Investigating Parallel Analysis in the Context of Missing Data: A Simulation Study Comparing Six Missing Data Methods

Educ Psychol Meas. 2020 Aug;80(4):756-774. doi: 10.1177/0013164419893413. Epub 2019 Dec 12.

Abstract

Exploratory factor analysis is a statistical method commonly used in psychological research to investigate latent variables and to develop questionnaires. Although such self-report questionnaires are prone to missing values, there is not much literature on this topic with regard to exploratory factor analysis-and especially the process of factor retention. Determining the correct number of factors is crucial for the analysis, yet little is known about how to deal with missingness in this process. Therefore, in a simulation study, six missing data methods (an expectation-maximization algorithm, predictive mean matching, Bayesian regression, random forest imputation, complete case analysis, and pairwise complete observations) were compared with respect to the accuracy of the parallel analysis chosen as retention criterion.
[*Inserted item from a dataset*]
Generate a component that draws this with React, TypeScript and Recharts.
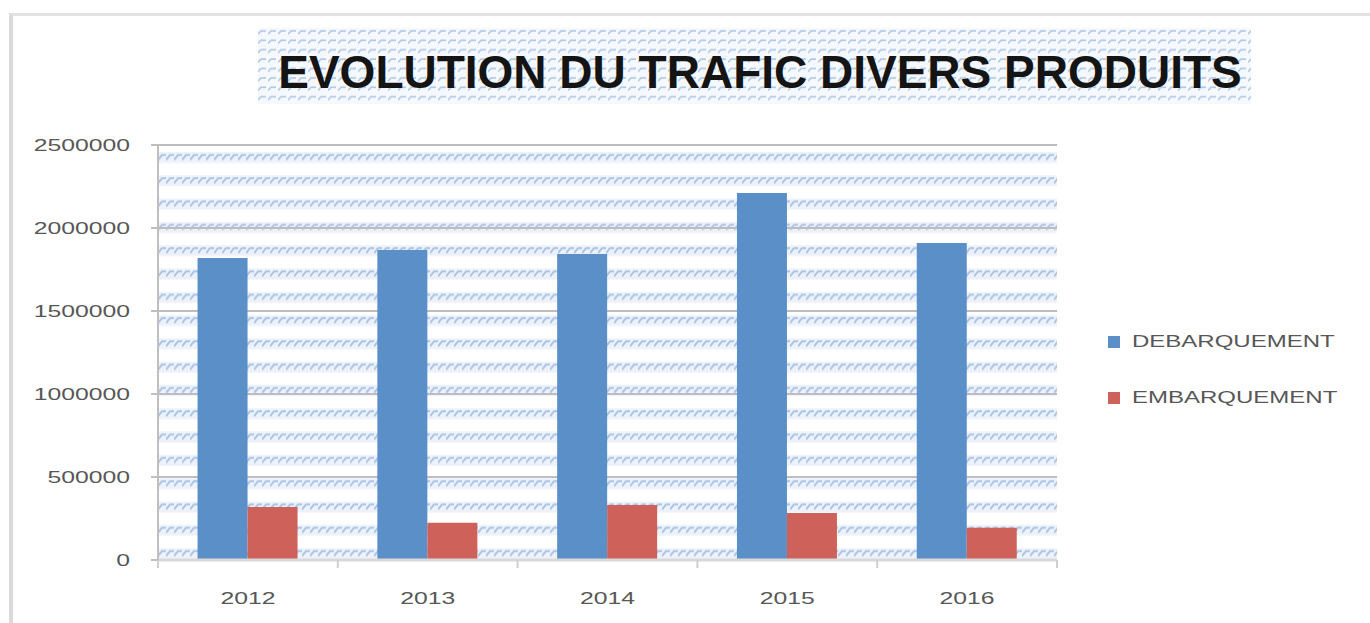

Data were simulated for correlated and uncorrelated factor structures with two, four, or six factors; 12, 24, or 48 variables; 250, 500, or 1,000 observations and three different missing data mechanisms. Two different procedures combining multiply imputed data sets were tested. The results showed that no missing data method was always superior, yet random forest imputation performed best for the majority of conditions-in particular when parallel analysis was applied to the averaged correlation matrix rather than to each imputed data set separately. Complete case analysis and pairwise complete observations were often inferior to multiple imputation.

Keywords: exploratory factor analysis; factor retention; missing data; multiple imputation.